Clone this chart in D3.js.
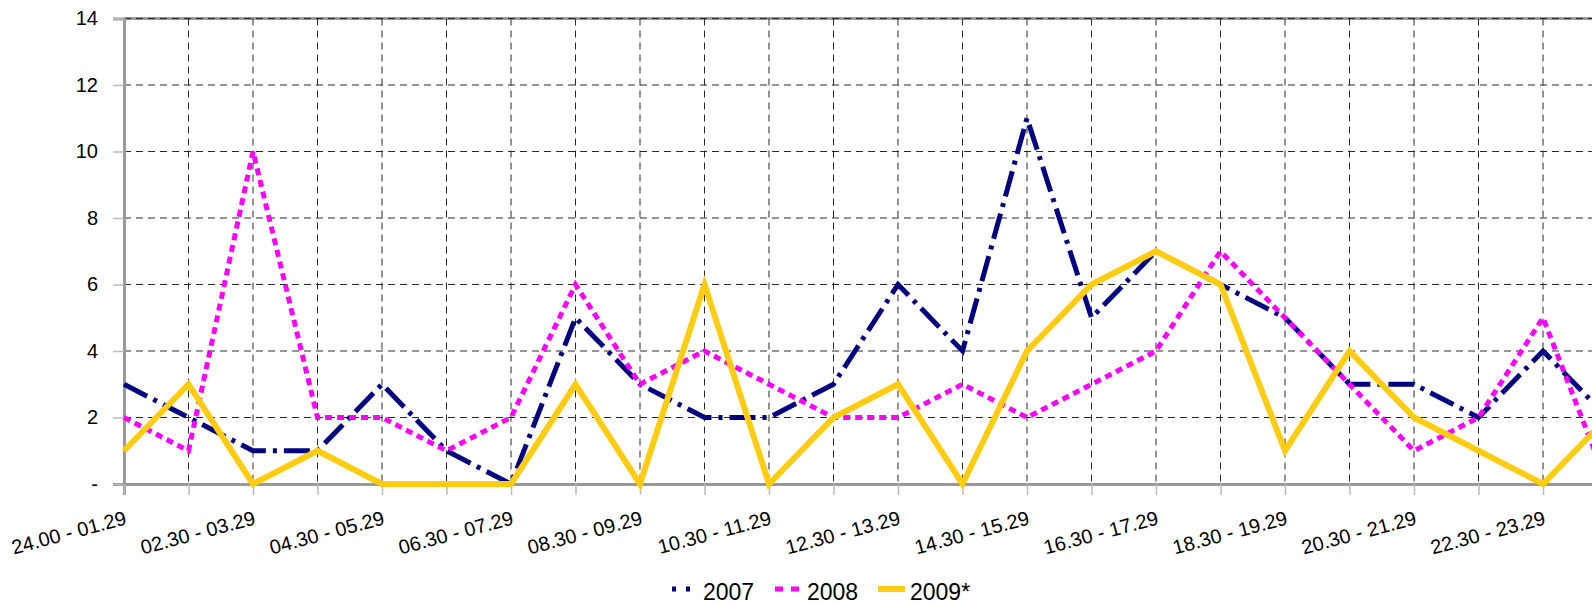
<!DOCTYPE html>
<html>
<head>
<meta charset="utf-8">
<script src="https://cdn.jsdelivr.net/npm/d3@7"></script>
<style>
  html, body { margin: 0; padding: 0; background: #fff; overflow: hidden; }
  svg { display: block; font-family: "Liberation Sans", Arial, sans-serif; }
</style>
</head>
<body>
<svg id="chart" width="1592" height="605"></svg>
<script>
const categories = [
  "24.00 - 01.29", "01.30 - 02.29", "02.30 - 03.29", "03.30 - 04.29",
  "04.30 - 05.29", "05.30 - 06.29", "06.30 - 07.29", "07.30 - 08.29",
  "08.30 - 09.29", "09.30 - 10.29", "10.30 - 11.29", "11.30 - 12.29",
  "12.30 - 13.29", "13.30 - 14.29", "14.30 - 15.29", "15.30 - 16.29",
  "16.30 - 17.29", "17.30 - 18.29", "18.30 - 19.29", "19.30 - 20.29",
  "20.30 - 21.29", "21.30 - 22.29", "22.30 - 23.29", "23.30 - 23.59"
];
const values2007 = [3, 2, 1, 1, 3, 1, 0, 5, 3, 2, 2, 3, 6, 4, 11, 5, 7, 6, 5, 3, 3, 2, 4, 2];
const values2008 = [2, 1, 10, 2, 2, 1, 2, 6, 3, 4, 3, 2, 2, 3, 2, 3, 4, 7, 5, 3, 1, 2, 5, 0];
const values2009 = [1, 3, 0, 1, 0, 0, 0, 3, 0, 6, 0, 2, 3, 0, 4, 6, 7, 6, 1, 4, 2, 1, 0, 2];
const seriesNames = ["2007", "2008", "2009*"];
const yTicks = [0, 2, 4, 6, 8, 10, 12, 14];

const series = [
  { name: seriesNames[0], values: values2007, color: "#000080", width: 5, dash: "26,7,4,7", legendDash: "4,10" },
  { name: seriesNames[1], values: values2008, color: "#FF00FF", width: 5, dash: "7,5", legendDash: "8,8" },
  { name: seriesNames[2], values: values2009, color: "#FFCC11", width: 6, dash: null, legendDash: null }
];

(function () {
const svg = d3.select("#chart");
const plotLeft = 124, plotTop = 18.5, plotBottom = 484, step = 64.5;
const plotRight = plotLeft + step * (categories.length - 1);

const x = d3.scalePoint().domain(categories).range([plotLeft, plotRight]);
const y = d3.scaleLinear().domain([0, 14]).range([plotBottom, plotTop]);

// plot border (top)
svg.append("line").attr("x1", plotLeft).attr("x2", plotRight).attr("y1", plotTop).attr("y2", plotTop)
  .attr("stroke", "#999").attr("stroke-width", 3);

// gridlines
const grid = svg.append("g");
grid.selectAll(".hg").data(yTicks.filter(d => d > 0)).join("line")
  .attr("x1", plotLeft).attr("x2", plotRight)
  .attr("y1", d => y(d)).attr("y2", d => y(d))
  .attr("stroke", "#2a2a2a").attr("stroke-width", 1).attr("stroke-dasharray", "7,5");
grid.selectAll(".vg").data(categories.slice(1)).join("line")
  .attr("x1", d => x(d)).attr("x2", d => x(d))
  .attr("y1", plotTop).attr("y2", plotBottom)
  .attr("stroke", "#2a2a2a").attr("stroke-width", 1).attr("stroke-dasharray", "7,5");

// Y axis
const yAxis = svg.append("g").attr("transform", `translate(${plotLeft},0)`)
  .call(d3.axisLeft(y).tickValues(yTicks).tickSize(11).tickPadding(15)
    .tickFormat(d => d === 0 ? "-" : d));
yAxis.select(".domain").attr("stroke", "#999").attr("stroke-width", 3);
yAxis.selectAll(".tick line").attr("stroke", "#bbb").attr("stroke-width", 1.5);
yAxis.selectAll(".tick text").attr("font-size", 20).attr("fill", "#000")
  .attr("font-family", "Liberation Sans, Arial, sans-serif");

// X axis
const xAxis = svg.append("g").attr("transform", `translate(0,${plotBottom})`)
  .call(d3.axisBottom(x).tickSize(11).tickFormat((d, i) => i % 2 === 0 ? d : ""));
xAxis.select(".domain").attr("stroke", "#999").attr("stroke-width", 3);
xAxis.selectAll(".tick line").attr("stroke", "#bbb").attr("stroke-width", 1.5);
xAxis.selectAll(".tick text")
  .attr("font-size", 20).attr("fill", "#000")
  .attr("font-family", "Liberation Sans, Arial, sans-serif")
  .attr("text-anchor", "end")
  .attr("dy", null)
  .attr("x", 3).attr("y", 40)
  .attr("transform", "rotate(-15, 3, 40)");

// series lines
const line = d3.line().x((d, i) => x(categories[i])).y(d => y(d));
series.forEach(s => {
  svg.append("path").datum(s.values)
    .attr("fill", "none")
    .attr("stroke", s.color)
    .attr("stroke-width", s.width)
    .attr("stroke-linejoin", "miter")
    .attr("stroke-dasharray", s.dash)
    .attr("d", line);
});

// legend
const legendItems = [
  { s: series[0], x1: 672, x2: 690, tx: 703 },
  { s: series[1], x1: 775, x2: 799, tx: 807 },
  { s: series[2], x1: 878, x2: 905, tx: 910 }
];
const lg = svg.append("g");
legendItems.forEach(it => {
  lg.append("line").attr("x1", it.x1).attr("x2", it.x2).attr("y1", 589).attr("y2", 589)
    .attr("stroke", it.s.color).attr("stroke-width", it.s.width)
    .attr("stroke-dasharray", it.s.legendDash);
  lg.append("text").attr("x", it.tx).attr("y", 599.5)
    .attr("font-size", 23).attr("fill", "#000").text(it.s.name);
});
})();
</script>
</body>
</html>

Required task: The answer is the number of lines in the preceding material that hold "chart"; write that number and nothing else.

Written reply: 3